▶ SET PROBLEM: Identify every line containing the word "draw" and reproduce each one.
▬▬▬
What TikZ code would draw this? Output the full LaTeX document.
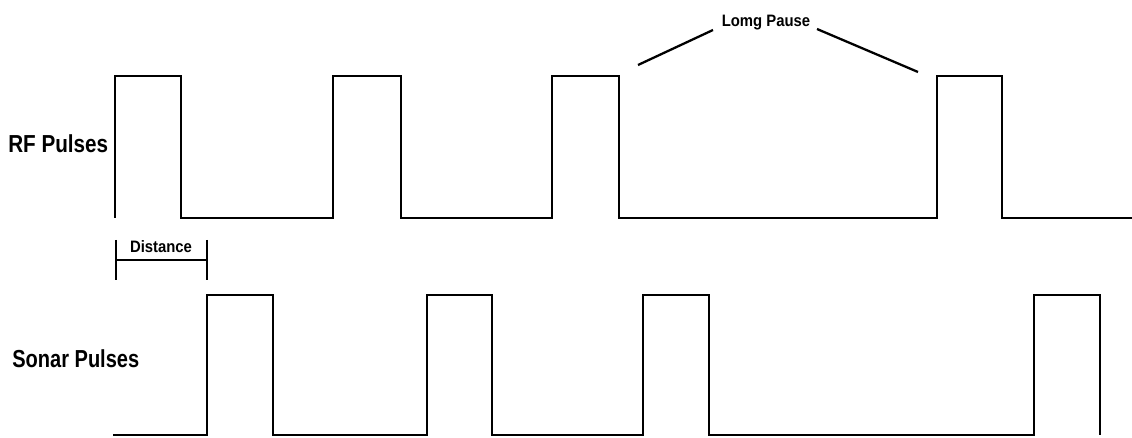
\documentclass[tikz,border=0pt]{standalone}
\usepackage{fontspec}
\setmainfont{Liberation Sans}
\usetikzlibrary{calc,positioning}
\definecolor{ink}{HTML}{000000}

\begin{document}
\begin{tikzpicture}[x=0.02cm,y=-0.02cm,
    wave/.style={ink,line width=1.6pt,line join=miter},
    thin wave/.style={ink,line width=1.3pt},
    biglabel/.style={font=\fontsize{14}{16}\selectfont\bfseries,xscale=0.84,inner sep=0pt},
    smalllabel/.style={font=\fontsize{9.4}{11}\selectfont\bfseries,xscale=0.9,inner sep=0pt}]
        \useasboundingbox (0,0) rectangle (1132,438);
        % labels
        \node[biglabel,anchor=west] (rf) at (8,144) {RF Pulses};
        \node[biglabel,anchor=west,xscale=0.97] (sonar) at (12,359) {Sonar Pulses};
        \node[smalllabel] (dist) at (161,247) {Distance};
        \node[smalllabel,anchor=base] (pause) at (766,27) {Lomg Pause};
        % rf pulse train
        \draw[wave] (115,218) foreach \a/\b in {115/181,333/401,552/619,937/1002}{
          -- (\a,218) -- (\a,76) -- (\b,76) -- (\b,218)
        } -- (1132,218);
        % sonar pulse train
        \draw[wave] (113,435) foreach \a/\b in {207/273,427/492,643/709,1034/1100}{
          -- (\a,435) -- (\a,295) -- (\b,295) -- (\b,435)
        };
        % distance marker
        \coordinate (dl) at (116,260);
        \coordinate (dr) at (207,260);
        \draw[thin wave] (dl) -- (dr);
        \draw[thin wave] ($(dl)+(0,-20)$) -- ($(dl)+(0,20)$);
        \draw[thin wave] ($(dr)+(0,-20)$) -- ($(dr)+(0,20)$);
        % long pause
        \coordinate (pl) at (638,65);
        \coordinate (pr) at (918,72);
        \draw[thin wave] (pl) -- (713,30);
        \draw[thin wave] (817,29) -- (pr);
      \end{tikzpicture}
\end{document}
▬▬▬
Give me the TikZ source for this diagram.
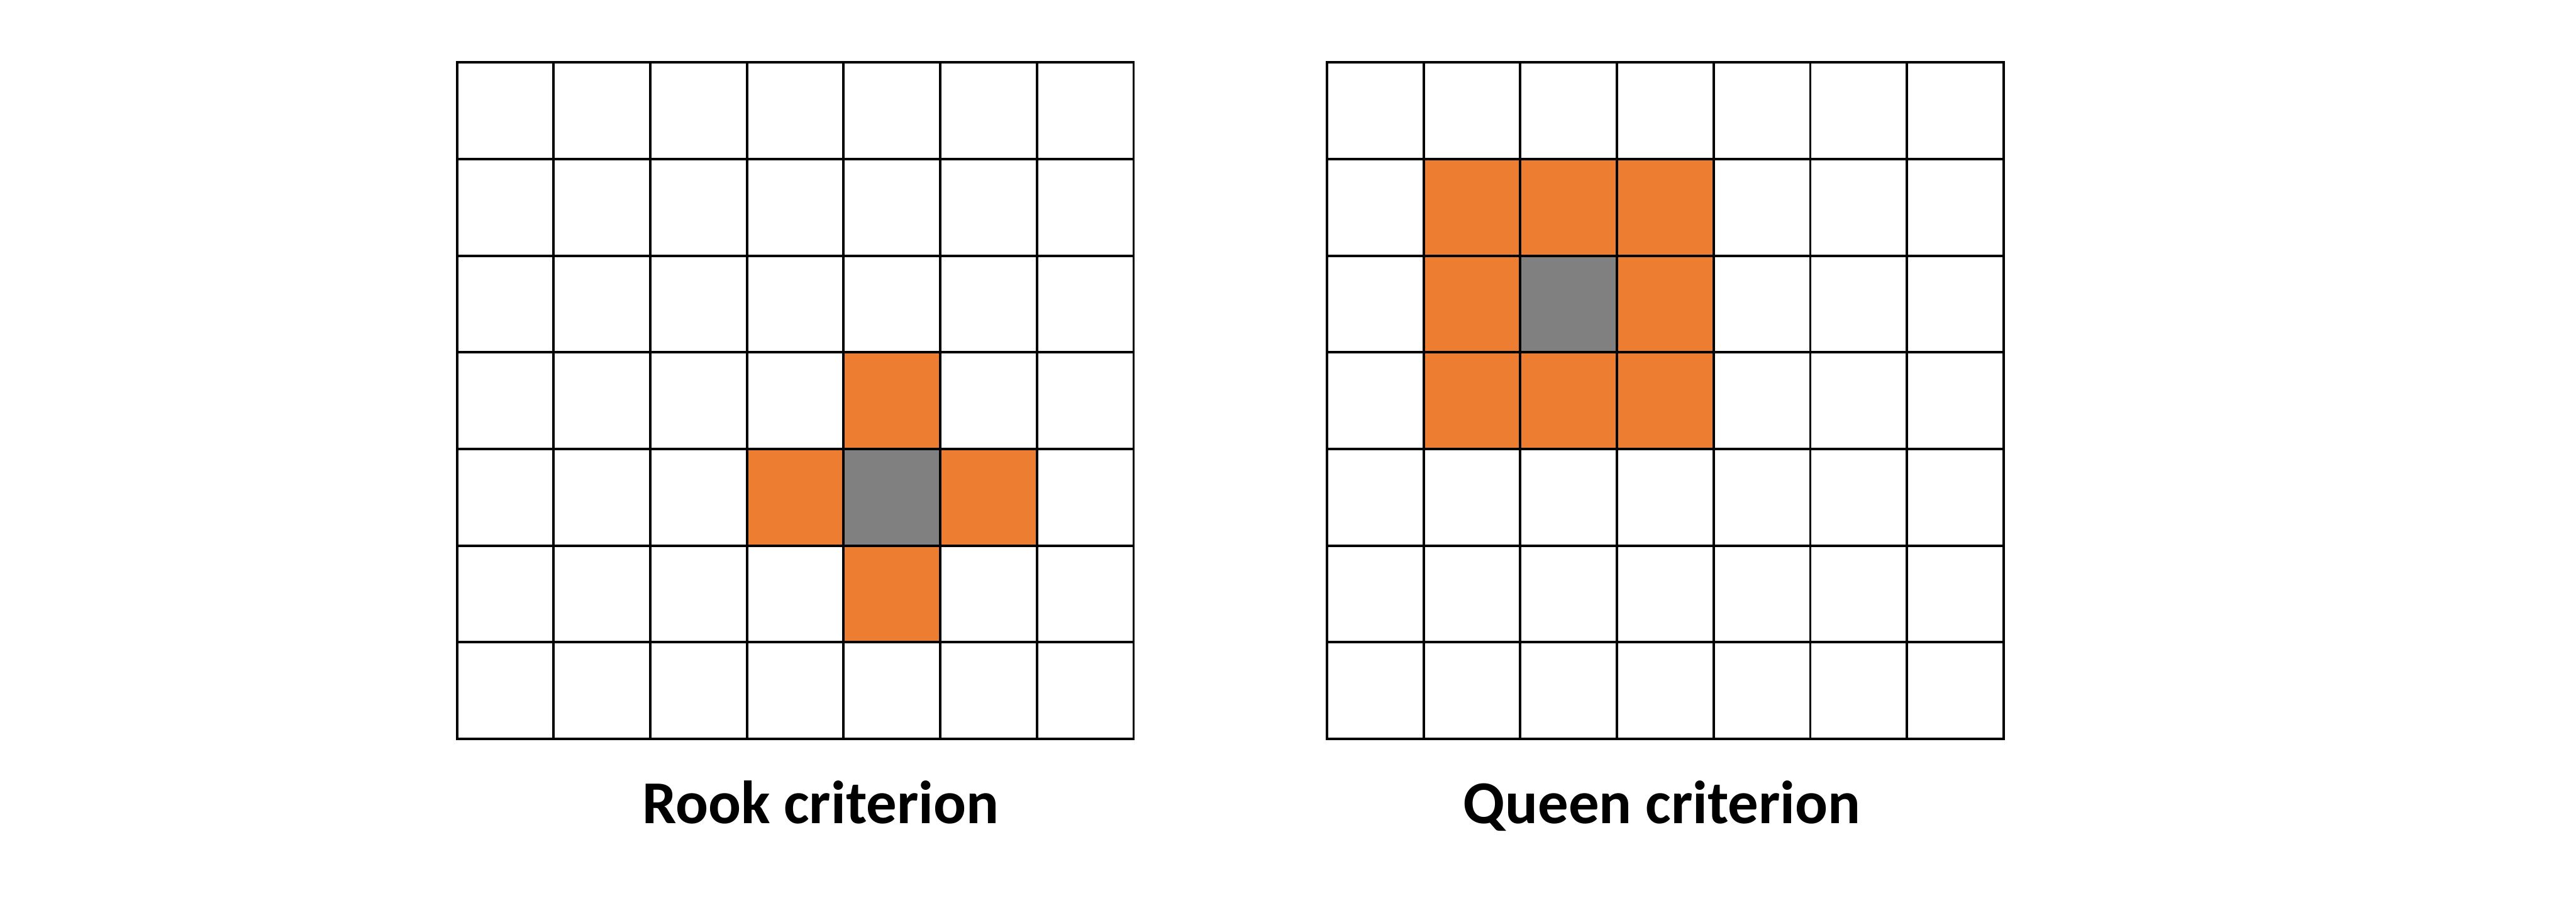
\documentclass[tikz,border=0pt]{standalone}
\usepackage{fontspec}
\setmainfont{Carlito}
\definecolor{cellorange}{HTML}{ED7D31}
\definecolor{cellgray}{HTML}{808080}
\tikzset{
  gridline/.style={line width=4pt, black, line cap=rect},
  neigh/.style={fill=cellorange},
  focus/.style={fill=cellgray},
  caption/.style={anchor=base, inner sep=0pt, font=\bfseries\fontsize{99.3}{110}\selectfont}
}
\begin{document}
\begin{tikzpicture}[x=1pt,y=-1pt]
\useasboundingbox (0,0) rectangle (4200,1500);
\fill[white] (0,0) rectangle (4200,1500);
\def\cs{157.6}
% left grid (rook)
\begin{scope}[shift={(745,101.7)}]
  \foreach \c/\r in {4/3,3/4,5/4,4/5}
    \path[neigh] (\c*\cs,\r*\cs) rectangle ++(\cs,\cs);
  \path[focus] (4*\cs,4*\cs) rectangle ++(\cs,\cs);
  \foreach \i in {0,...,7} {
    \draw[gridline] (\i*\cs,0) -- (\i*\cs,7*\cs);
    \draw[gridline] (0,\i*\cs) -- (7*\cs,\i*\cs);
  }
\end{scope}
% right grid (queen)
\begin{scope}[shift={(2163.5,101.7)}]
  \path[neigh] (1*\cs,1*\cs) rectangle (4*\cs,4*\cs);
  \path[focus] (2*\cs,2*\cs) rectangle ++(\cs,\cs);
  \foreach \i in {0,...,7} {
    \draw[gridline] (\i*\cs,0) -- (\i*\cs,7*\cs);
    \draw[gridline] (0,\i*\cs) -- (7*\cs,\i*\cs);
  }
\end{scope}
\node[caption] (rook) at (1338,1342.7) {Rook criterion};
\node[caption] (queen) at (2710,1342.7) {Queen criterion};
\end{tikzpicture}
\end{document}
▬▬▬
▶ RESULT OF THE TASK:
What TikZ code would draw this? Output the full LaTeX document.
        \draw[wave] (115,218) foreach \a/\b in {115/181,333/401,552/619,937/1002}{
        \draw[wave] (113,435) foreach \a/\b in {207/273,427/492,643/709,1034/1100}{
        \draw[thin wave] (dl) -- (dr);
        \draw[thin wave] ($(dl)+(0,-20)$) -- ($(dl)+(0,20)$);
        \draw[thin wave] ($(dr)+(0,-20)$) -- ($(dr)+(0,20)$);
        \draw[thin wave] (pl) -- (713,30);
        \draw[thin wave] (817,29) -- (pr);
    \draw[gridline] (\i*\cs,0) -- (\i*\cs,7*\cs);
    \draw[gridline] (0,\i*\cs) -- (7*\cs,\i*\cs);
    \draw[gridline] (\i*\cs,0) -- (\i*\cs,7*\cs);
    \draw[gridline] (0,\i*\cs) -- (7*\cs,\i*\cs);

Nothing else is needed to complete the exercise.